The ''Circle Time'' approach is widely used in education in the UK as a whole-school approach to enhance self-esteem and positive behaviour within the school.
Mosley believed that the most effective way of cultivating positive behaviour and respectful relationships was through working on moral development within a structured ''Circle Time'' approach. "The ''Circle Time'' method involves all participants sitting in a circle and taking an equal responsibility for the solving of problems and the issues that they have examined themselves", explained Mosley. "It helps in raising individual motivation, enriching positive relationships and producing calm deportment in children", she said.

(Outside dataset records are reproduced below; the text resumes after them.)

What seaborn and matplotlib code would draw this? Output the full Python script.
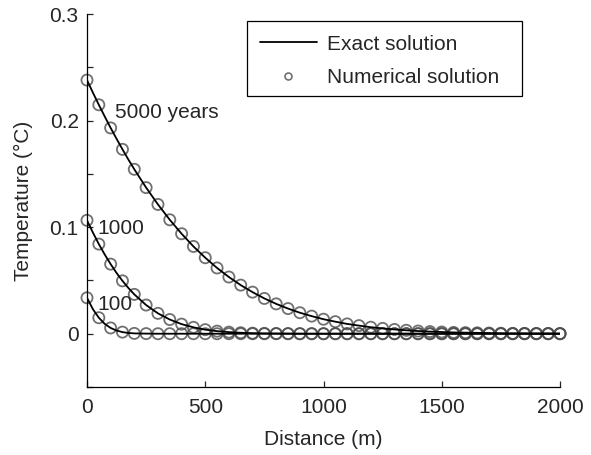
import numpy as np
import pandas as pd
import matplotlib
matplotlib.use("Agg")
import matplotlib.pyplot as plt
from matplotlib.lines import Line2D
from matplotlib.patches import Rectangle
from matplotlib.ticker import MultipleLocator
import seaborn as sns

# ---- data ----
distance_num = list(range(0, 2001, 50))
num_5000 = [0.238, 0.2148, 0.1931, 0.1730, 0.1543, 0.1371, 0.1213, 0.1069, 0.0938, 0.0819,
            0.0713, 0.0617, 0.0532, 0.0456, 0.0390, 0.0331, 0.0280, 0.0236, 0.0197, 0.0165,
            0.0136, 0.0113, 0.0092, 0.0076, 0.0061, 0.0050, 0.0040, 0.0032, 0.0025, 0.0020,
            0.0016, 0.0012, 0.0010, 0.0008, 0.0006, 0.0004, 0.0003, 0.0003, 0.0002, 0.0002, 0.0001]
num_1000 = [0.1064, 0.0841, 0.0653, 0.0496, 0.0369, 0.0269, 0.0191, 0.0133, 0.0090, 0.0060,
            0.0038, 0.0024, 0.0015, 0.0009, 0.0005, 0.0003, 0.0002, 0.0001, 0.0, 0.0,
            0.0, 0.0, 0.0, 0.0, 0.0, 0.0, 0.0, 0.0, 0.0, 0.0,
            0.0, 0.0, 0.0, 0.0, 0.0, 0.0, 0.0, 0.0, 0.0, 0.0, 0.0]
num_100 = [0.0337, 0.0150, 0.0054, 0.0015, 0.0003, 0.0001, 0.0, 0.0, 0.0, 0.0,
           0.0, 0.0, 0.0, 0.0, 0.0, 0.0, 0.0, 0.0, 0.0, 0.0,
           0.0, 0.0, 0.0, 0.0, 0.0, 0.0, 0.0, 0.0, 0.0, 0.0,
           0.0, 0.0, 0.0, 0.0, 0.0, 0.0, 0.0, 0.0, 0.0, 0.0, 0.0]

distance_exact = [0, 25, 50, 75, 100, 125, 150, 175, 200] + list(range(250, 2001, 50))
exact_5000 = [0.238, 0.2262, 0.2148, 0.2038, 0.1931, 0.1829, 0.1730, 0.1634, 0.1543,
              0.1371, 0.1213, 0.1069, 0.0938, 0.0819,
              0.0713, 0.0617, 0.0532, 0.0456, 0.0390, 0.0331, 0.0280, 0.0236, 0.0197, 0.0165,
              0.0136, 0.0113, 0.0092, 0.0076, 0.0061, 0.0050, 0.0040, 0.0032, 0.0025, 0.0020,
              0.0016, 0.0012, 0.0010, 0.0008, 0.0006, 0.0004, 0.0003, 0.0003, 0.0002, 0.0002, 0.0001]
exact_1000 = [0.1064, 0.0949, 0.0841, 0.0743, 0.0653, 0.0570, 0.0496, 0.0429, 0.0369,
              0.0269, 0.0191, 0.0133, 0.0090, 0.0060,
              0.0038, 0.0024, 0.0015, 0.0009, 0.0005, 0.0003, 0.0002, 0.0001, 0.0, 0.0,
              0.0, 0.0, 0.0, 0.0, 0.0, 0.0, 0.0, 0.0, 0.0, 0.0,
              0.0, 0.0, 0.0, 0.0, 0.0, 0.0, 0.0, 0.0, 0.0, 0.0, 0.0]
exact_100 = [0.0337, 0.0230, 0.0150, 0.0092, 0.0054, 0.0030, 0.0015, 0.0007, 0.0003,
             0.0001, 0.0, 0.0, 0.0, 0.0,
             0.0, 0.0, 0.0, 0.0, 0.0, 0.0, 0.0, 0.0, 0.0, 0.0,
             0.0, 0.0, 0.0, 0.0, 0.0, 0.0, 0.0, 0.0, 0.0, 0.0,
             0.0, 0.0, 0.0, 0.0, 0.0, 0.0, 0.0, 0.0, 0.0, 0.0, 0.0]

curve_labels = ["5000 years", "1000", "100"]
x_ticks = [0, 500, 1000, 1500, 2000]
y_ticks = [0, 0.1, 0.2, 0.3]

# ---- tidy frames ----
df_exact = pd.concat([
    pd.DataFrame({"Distance": distance_exact, "T": exact_5000, "time": "5000"}),
    pd.DataFrame({"Distance": distance_exact, "T": exact_1000, "time": "1000"}),
    pd.DataFrame({"Distance": distance_exact, "T": exact_100, "time": "100"}),
])
df_num = pd.concat([
    pd.DataFrame({"Distance": distance_num, "T": num_5000, "time": "5000"}),
    pd.DataFrame({"Distance": distance_num, "T": num_1000, "time": "1000"}),
    pd.DataFrame({"Distance": distance_num, "T": num_100, "time": "100"}),
])

sns.set_style("ticks")
plt.rcParams["font.family"] = ["Liberation Sans", "DejaVu Sans"]
FS = 15
plt.rcParams["font.size"] = FS

W, H = 591, 455
fig = plt.figure(figsize=(W / 100, H / 100), dpi=100)
ax = fig.add_axes([87 / W, 1 - 387 / H, (560 - 87) / W, (387 - 14) / H])

marker_col = (0.30, 0.30, 0.30, 0.8)
sns.scatterplot(data=df_num, x="Distance", y="T", ax=ax, marker="o", s=64,
                facecolors="none", edgecolors=[marker_col], linewidths=1.3,
                legend=False, zorder=2, clip_on=False)
sns.lineplot(data=df_exact, x="Distance", y="T", units="time", estimator=None,
             color="black", linewidth=1.3, ax=ax, legend=False, zorder=3, sort=False)

ax.set_xlim(0, 2000)
ax.set_ylim(-0.05, 0.3)
ax.set_xticks(x_ticks)
ax.set_xticklabels([str(v) for v in x_ticks])
ax.set_yticks(y_ticks)
ax.set_yticklabels(["0", "0.1", "0.2", "0.3"])
ax.yaxis.set_minor_locator(MultipleLocator(0.05))
ax.tick_params(which="both", direction="in", length=4, width=0.9, labelsize=FS)
ax.tick_params(axis="y", pad=6)
ax.tick_params(axis="x", pad=8)
for s in ["top", "right"]:
    ax.spines[s].set_visible(False)
for s in ["left", "bottom"]:
    ax.spines[s].set_linewidth(0.9)
    ax.spines[s].set_color("black")

ax.set_xlabel("Distance (m)", fontsize=FS, labelpad=9)
ax.set_ylabel("Temperature (\u00b0C)", fontsize=FS, labelpad=12)

ax.text(118, 0.208, curve_labels[0], fontsize=FS, va="center", ha="left")
ax.text(42, 0.099, curve_labels[1], fontsize=FS, va="center", ha="left")
ax.text(42, 0.027, curve_labels[2], fontsize=FS, va="center", ha="left")

handles = [
    Line2D([], [], color="black", linewidth=1.3),
    Line2D([], [], linestyle="none", marker="o", markersize=5, markerfacecolor="none",
           markeredgecolor=marker_col, markeredgewidth=1.2),
]
leg = ax.legend(handles, ["Exact solution", "Numerical solution"], loc="upper left",
                bbox_to_anchor=(243 / W, 1 - 18 / H), bbox_transform=fig.transFigure,
                frameon=False, fontsize=FS, handlelength=2.75, handletextpad=0.5,
                borderpad=0.3, labelspacing=0.7)
fig.patches.append(Rectangle((247 / W, 1 - 96 / H), (522 - 247) / W, (96 - 21) / H,
                             transform=fig.transFigure, fill=False, edgecolor="black",
                             linewidth=0.9, figure=fig))

fig.savefig("out.png", dpi=100)
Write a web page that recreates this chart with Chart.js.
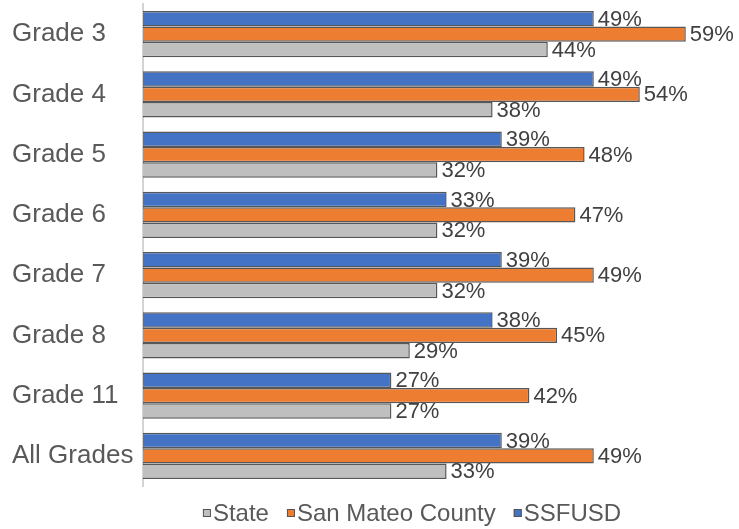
<!DOCTYPE html>
<html>
<head>
<meta charset="utf-8">
<script src="https://cdn.jsdelivr.net/npm/chart.js@4/dist/chart.umd.min.js"></script>
<style>
  html, body { margin: 0; padding: 0; background: #fff; }
  #wrap { width: 739px; height: 529px; position: relative; }
</style>
</head>
<body>
<div id="wrap"><canvas id="gradeChart"></canvas></div>
<script>
// categories and series (percent meeting standard)
const grades = ["Grade 3", "Grade 4", "Grade 5", "Grade 6", "Grade 7", "Grade 8", "Grade 11", "All Grades"];
const ssfusd = [49, 49, 39, 33, 39, 38, 27, 39];
const sanMateo = [59, 54, 48, 47, 49, 45, 42, 49];
const state = [44, 38, 32, 32, 32, 29, 27, 33];

const fontFamily = "'Liberation Sans', Arial, sans-serif";

// draw the "49%" labels at the end of each bar
const barLabels = {
  id: "barLabels",
  afterDatasetsDraw(chart) {
    const ctx = chart.ctx;
    ctx.save();
    ctx.font = "22px " + fontFamily;
    ctx.fillStyle = "#404040";
    ctx.textAlign = "left";
    ctx.textBaseline = "middle";
    chart.data.datasets.forEach((ds, i) => {
      chart.getDatasetMeta(i).data.forEach((bar, j) => {
        ctx.fillText(ds.data[j] + "%", bar.x + 4, bar.y + 1);
      });
    });
    ctx.restore();
  }
};

// legend like the office one: tiny squares, text right next to them, reversed order
const bottomLegend = {
  id: "bottomLegend",
  afterDraw(chart) {
    const ctx = chart.ctx;
    const items = chart.data.datasets.slice().reverse();
    const box = 8, gapText = 2, gapItem = 18;
    ctx.save();
    ctx.font = "24px " + fontFamily;
    let total = 0;
    items.forEach((ds, i) => {
      total += box + gapText + ctx.measureText(ds.label).width;
      if (i < items.length - 1) total += gapItem;
    });
    const centerX = 412, y = 513;
    let x = centerX - total / 2;
    items.forEach(ds => {
      ctx.fillStyle = ds.backgroundColor;
      ctx.fillRect(x, y - box / 2, box, box);
      ctx.strokeStyle = "#555";
      ctx.lineWidth = 1;
      ctx.strokeRect(x + 0.5, y - box / 2 + 0.5, box - 1, box - 1);
      x += box + gapText;
      ctx.fillStyle = "#595959";
      ctx.textAlign = "left";
      ctx.textBaseline = "middle";
      ctx.fillText(ds.label, x, y + 1);
      x += ctx.measureText(ds.label).width + gapItem;
    });
    ctx.restore();
  }
};

new Chart(document.getElementById("gradeChart"), {
  type: "bar",
  data: {
    labels: grades,
    datasets: [
      { label: "SSFUSD", data: ssfusd, backgroundColor: "#4472C4" },
      { label: "San Mateo County", data: sanMateo, backgroundColor: "#ED7D31" },
      { label: "State", data: state, backgroundColor: "#BFBFBF" }
    ]
  },
  options: {
    indexAxis: "y",
    responsive: true,
    maintainAspectRatio: false,
    animation: false,
    layout: { padding: { top: 4, left: 12, right: 44, bottom: 43 } },
    datasets: {
      bar: {
        barPercentage: 1,
        categoryPercentage: 0.765,
        borderColor: "rgba(45,45,45,0.8)",
        borderWidth: 1.5
      }
    },
    scales: {
      x: {
        display: false,
        min: 0,
        max: 60
      },
      y: {
        grid: { display: false },
        border: { display: true, color: "#d4d4d4", width: 2 },
        afterFit(scale) {
          scale.width = 131;
          scale.paddingTop = 0;
          scale.paddingBottom = 0;
        },
        ticks: {
          crossAlign: "far",
          color: "#595959",
          font: { family: fontFamily, size: 26 }
        }
      }
    },
    plugins: {
      tooltip: { enabled: false },
      legend: { display: false }
    }
  },
  plugins: [barLabels, bottomLegend]
});
</script>
</body>
</html>
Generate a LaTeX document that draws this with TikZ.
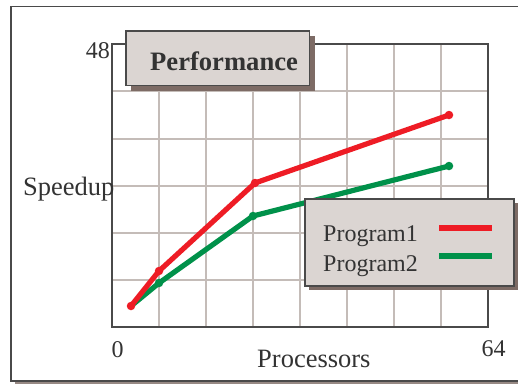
\documentclass[tikz,border=0pt]{standalone}
\usepackage{fontspec}
\setmainfont{Liberation Serif}
\definecolor{gridc}{HTML}{C4BCB8}
\definecolor{framec}{HTML}{4A4A4A}
\definecolor{boxfill}{HTML}{DBD5D2}
\definecolor{shadowc}{HTML}{7D6B65}
\definecolor{redc}{HTML}{EE1C25}
\definecolor{greenc}{HTML}{00914A}
\definecolor{textc}{HTML}{333333}
\begin{document}
\begin{tikzpicture}[x=1pt,y=-1pt,
  gridline/.style={draw=gridc,line width=1.4pt},
  axisline/.style={draw=framec,line width=1.5pt},
  panel/.style={draw=framec,fill=boxfill,line width=1.3pt},
  shade/.style={fill=shadowc},
  curve/.style={line width=5.2pt,line join=round,line cap=round},
  dot/.style={circle,inner sep=0pt,minimum size=8.5pt},
  lbl/.style={inner sep=0pt,text=textc,font=\fontsize{24}{28}\selectfont},
  biglbl/.style={inner sep=0pt,text=textc,font=\fontsize{26.5}{30}\selectfont}]
\useasboundingbox (0,0) rectangle (518,384);
\fill[white] (0,0) rectangle (518,384);
% outer frame with a thin shadow
\fill[shadowc!80] (15,381) rectangle (520,383.5);
\draw[framec,line width=1.6pt] (11,6.5) rectangle (522,381);
% grid
\foreach \gx in {159,206,253,300,347,394,441}
  \draw[gridline] (\gx,44) -- (\gx,327);
\foreach \gy in {91,139,186,233,280}
  \draw[gridline] (112,\gy) -- (488,\gy);
% plot frame
\draw[axisline] (112,44) rectangle (488,327);
% data points
\coordinate (o) at (131,306);
\coordinate (r1) at (159,271);
\coordinate (r2) at (255,183);
\coordinate (r3) at (449,115);
\coordinate (g1) at (159,283);
\coordinate (g2) at (253,216);
\coordinate (g3) at (449,166);
\draw[curve,greenc] (o) -- (g1) -- (g2) -- (g3);
\foreach \p in {g1,g2,g3} \node[dot,fill=greenc] at (\p) {};
\draw[curve,redc] (o) -- (r1) -- (r2) -- (r3);
\foreach \p in {o,r1,r2,r3} \node[dot,fill=redc] at (\p) {};
% title panel
\fill[shade] (131,36) rectangle (314.5,90.5);
\draw[panel] (126,31) rectangle (309.5,85.7);
\node[inner sep=0pt,text=textc,anchor=base west,font=\bfseries\fontsize{26.6}{30}\selectfont] (title) at (150,70.5) {Performance};
% legend panel
\fill[shade] (309,203) rectangle (517.5,290);
\draw[panel] (305,199) rectangle (514,286);
\node[lbl,anchor=base west] (p1) at (323,241.5) {Program1};
\node[lbl,anchor=base west] (p2) at (323,271) {Program2};
\coordinate (k1a) at (439,228);
\coordinate (k1b) at (492,228);
\coordinate (k2a) at (439,256);
\coordinate (k2b) at (492,256);
\draw[redc,line width=5.5pt] (k1a) -- (k1b);
\draw[greenc,line width=5.5pt] (k2a) -- (k2b);
% axis labels
\node[lbl,anchor=base east] (ymax) at (110,58) {48};
\node[biglbl,anchor=base west] (ylab) at (23,195) {Speedup};
\node[lbl,anchor=base] (xmin) at (117.5,357) {0};
\node[lbl,anchor=base] (xmax) at (493.5,356) {64};
\node[biglbl,anchor=base west] (xlab) at (257,367) {Processors};
\end{tikzpicture}
\end{document}
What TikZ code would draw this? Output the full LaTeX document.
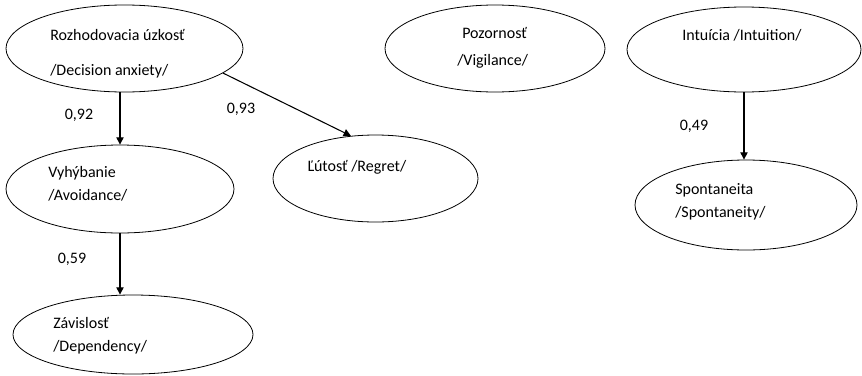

Teachers estimated the expenditure of Rs 3,000 on the workshop as an investment. "The best part of this workshop is that it involves the whole school community, from teaching staff, support staff to students and their parents", said a teacher of Pallavan School, Gurgaon. Expressing her views on the workshop Brinda Ghosh, Yadvendra Public School, Patiala, said: "Circle Time'' is different from other workshops that I have attended so far."
According to the participants, they desired to play a vital role in ensuring that young people develop adequate emotional understanding to understand themselves and people around them. "We can encourage students to take responsibility for the repercussions of their doings", said a participant teacher from West Bengal.